━━ Data extract

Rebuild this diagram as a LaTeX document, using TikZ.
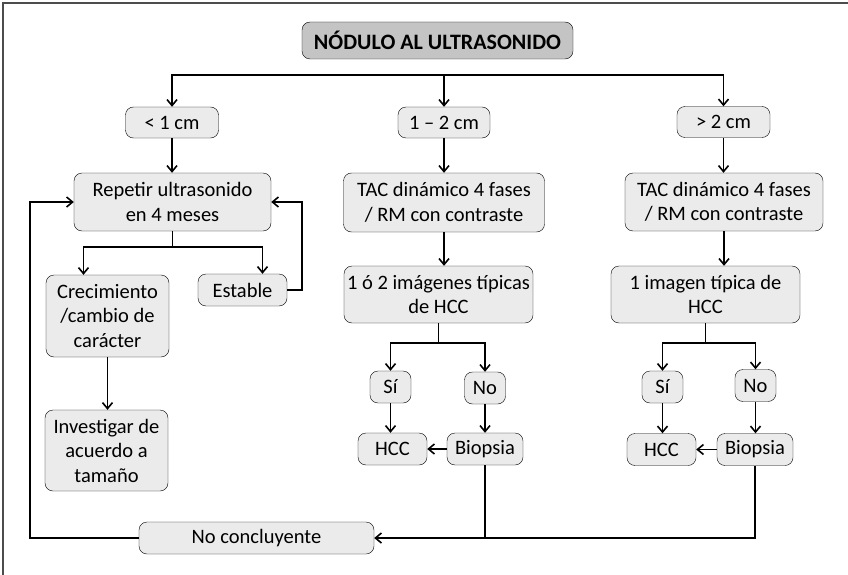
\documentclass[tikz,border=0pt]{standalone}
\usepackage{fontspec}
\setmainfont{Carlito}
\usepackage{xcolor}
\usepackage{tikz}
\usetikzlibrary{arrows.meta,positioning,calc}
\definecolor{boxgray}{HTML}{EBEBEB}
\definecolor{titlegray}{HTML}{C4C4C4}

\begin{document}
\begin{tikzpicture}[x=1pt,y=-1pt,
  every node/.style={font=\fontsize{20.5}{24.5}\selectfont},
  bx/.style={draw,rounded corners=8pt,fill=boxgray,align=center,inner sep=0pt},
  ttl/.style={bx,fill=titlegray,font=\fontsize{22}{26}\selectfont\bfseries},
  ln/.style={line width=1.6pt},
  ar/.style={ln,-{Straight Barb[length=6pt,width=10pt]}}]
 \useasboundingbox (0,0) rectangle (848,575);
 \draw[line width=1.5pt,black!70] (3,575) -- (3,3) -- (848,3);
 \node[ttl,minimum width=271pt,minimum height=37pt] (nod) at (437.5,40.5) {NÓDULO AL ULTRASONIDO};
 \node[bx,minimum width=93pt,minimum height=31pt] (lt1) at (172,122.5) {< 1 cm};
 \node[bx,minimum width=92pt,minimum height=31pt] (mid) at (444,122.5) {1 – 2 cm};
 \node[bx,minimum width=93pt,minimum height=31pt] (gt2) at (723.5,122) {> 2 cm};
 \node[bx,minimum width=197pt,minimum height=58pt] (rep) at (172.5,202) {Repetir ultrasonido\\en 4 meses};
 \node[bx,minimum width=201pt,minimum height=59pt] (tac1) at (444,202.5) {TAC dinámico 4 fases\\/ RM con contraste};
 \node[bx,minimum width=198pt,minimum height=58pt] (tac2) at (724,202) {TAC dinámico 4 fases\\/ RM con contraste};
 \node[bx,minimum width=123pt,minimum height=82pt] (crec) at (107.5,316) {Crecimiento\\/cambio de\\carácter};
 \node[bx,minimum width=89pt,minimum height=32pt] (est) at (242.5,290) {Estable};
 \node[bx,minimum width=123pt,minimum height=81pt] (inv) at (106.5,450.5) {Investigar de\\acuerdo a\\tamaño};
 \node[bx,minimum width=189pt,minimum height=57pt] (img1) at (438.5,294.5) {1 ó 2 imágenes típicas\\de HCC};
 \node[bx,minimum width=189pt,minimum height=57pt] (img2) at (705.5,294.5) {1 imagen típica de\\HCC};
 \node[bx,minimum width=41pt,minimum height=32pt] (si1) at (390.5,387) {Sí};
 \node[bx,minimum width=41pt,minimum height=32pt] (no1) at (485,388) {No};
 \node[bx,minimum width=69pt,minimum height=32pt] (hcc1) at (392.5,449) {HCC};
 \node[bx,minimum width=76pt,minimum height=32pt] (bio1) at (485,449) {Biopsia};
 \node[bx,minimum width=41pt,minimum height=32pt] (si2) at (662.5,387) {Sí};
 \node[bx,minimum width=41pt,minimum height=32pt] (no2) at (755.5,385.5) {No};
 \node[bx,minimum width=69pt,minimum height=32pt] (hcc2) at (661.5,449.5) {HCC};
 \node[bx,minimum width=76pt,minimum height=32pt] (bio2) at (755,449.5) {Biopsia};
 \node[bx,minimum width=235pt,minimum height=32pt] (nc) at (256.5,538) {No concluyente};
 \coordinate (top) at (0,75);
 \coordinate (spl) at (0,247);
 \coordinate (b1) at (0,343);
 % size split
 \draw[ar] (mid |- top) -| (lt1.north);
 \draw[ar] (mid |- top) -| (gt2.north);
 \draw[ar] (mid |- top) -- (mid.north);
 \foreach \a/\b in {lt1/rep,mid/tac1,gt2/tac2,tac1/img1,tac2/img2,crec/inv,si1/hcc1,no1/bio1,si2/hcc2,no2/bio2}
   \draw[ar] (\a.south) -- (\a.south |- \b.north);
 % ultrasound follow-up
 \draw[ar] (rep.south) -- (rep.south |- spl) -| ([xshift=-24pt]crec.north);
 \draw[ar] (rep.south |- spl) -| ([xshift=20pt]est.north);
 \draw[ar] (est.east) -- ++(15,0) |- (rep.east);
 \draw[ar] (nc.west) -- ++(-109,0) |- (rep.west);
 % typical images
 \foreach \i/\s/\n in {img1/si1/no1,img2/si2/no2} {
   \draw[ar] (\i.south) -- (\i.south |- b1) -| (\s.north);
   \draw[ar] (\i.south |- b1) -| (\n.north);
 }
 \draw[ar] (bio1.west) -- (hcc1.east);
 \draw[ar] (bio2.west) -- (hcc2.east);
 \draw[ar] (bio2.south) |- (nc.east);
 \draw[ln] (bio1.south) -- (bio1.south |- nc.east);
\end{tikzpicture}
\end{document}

━━━━

= Objective =
Every line above should be returned exactly; the pictures stay out.

= Answer below =
Rebuild this diagram as a LaTeX document, using TikZ.
\documentclass[tikz,border=0pt]{standalone}
\usepackage{fontspec}
\setmainfont{Carlito}
\usepackage{xcolor}
\usepackage{tikz}
\usetikzlibrary{arrows.meta,positioning,calc}
\definecolor{boxgray}{HTML}{EBEBEB}
\definecolor{titlegray}{HTML}{C4C4C4}

\begin{document}
\begin{tikzpicture}[x=1pt,y=-1pt,
  every node/.style={font=\fontsize{20.5}{24.5}\selectfont},
  bx/.style={draw,rounded corners=8pt,fill=boxgray,align=center,inner sep=0pt},
  ttl/.style={bx,fill=titlegray,font=\fontsize{22}{26}\selectfont\bfseries},
  ln/.style={line width=1.6pt},
  ar/.style={ln,-{Straight Barb[length=6pt,width=10pt]}}]
 \useasboundingbox (0,0) rectangle (848,575);
 \draw[line width=1.5pt,black!70] (3,575) -- (3,3) -- (848,3);
 \node[ttl,minimum width=271pt,minimum height=37pt] (nod) at (437.5,40.5) {NÓDULO AL ULTRASONIDO};
 \node[bx,minimum width=93pt,minimum height=31pt] (lt1) at (172,122.5) {< 1 cm};
 \node[bx,minimum width=92pt,minimum height=31pt] (mid) at (444,122.5) {1 – 2 cm};
 \node[bx,minimum width=93pt,minimum height=31pt] (gt2) at (723.5,122) {> 2 cm};
 \node[bx,minimum width=197pt,minimum height=58pt] (rep) at (172.5,202) {Repetir ultrasonido\\en 4 meses};
 \node[bx,minimum width=201pt,minimum height=59pt] (tac1) at (444,202.5) {TAC dinámico 4 fases\\/ RM con contraste};
 \node[bx,minimum width=198pt,minimum height=58pt] (tac2) at (724,202) {TAC dinámico 4 fases\\/ RM con contraste};
 \node[bx,minimum width=123pt,minimum height=82pt] (crec) at (107.5,316) {Crecimiento\\/cambio de\\carácter};
 \node[bx,minimum width=89pt,minimum height=32pt] (est) at (242.5,290) {Estable};
 \node[bx,minimum width=123pt,minimum height=81pt] (inv) at (106.5,450.5) {Investigar de\\acuerdo a\\tamaño};
 \node[bx,minimum width=189pt,minimum height=57pt] (img1) at (438.5,294.5) {1 ó 2 imágenes típicas\\de HCC};
 \node[bx,minimum width=189pt,minimum height=57pt] (img2) at (705.5,294.5) {1 imagen típica de\\HCC};
 \node[bx,minimum width=41pt,minimum height=32pt] (si1) at (390.5,387) {Sí};
 \node[bx,minimum width=41pt,minimum height=32pt] (no1) at (485,388) {No};
 \node[bx,minimum width=69pt,minimum height=32pt] (hcc1) at (392.5,449) {HCC};
 \node[bx,minimum width=76pt,minimum height=32pt] (bio1) at (485,449) {Biopsia};
 \node[bx,minimum width=41pt,minimum height=32pt] (si2) at (662.5,387) {Sí};
 \node[bx,minimum width=41pt,minimum height=32pt] (no2) at (755.5,385.5) {No};
 \node[bx,minimum width=69pt,minimum height=32pt] (hcc2) at (661.5,449.5) {HCC};
 \node[bx,minimum width=76pt,minimum height=32pt] (bio2) at (755,449.5) {Biopsia};
 \node[bx,minimum width=235pt,minimum height=32pt] (nc) at (256.5,538) {No concluyente};
 \coordinate (top) at (0,75);
 \coordinate (spl) at (0,247);
 \coordinate (b1) at (0,343);
 % size split
 \draw[ar] (mid |- top) -| (lt1.north);
 \draw[ar] (mid |- top) -| (gt2.north);
 \draw[ar] (mid |- top) -- (mid.north);
 \foreach \a/\b in {lt1/rep,mid/tac1,gt2/tac2,tac1/img1,tac2/img2,crec/inv,si1/hcc1,no1/bio1,si2/hcc2,no2/bio2}
   \draw[ar] (\a.south) -- (\a.south |- \b.north);
 % ultrasound follow-up
 \draw[ar] (rep.south) -- (rep.south |- spl) -| ([xshift=-24pt]crec.north);
 \draw[ar] (rep.south |- spl) -| ([xshift=20pt]est.north);
 \draw[ar] (est.east) -- ++(15,0) |- (rep.east);
 \draw[ar] (nc.west) -- ++(-109,0) |- (rep.west);
 % typical images
 \foreach \i/\s/\n in {img1/si1/no1,img2/si2/no2} {
   \draw[ar] (\i.south) -- (\i.south |- b1) -| (\s.north);
   \draw[ar] (\i.south |- b1) -| (\n.north);
 }
 \draw[ar] (bio1.west) -- (hcc1.east);
 \draw[ar] (bio2.west) -- (hcc2.east);
 \draw[ar] (bio2.south) |- (nc.east);
 \draw[ln] (bio1.south) -- (bio1.south |- nc.east);
\end{tikzpicture}
\end{document}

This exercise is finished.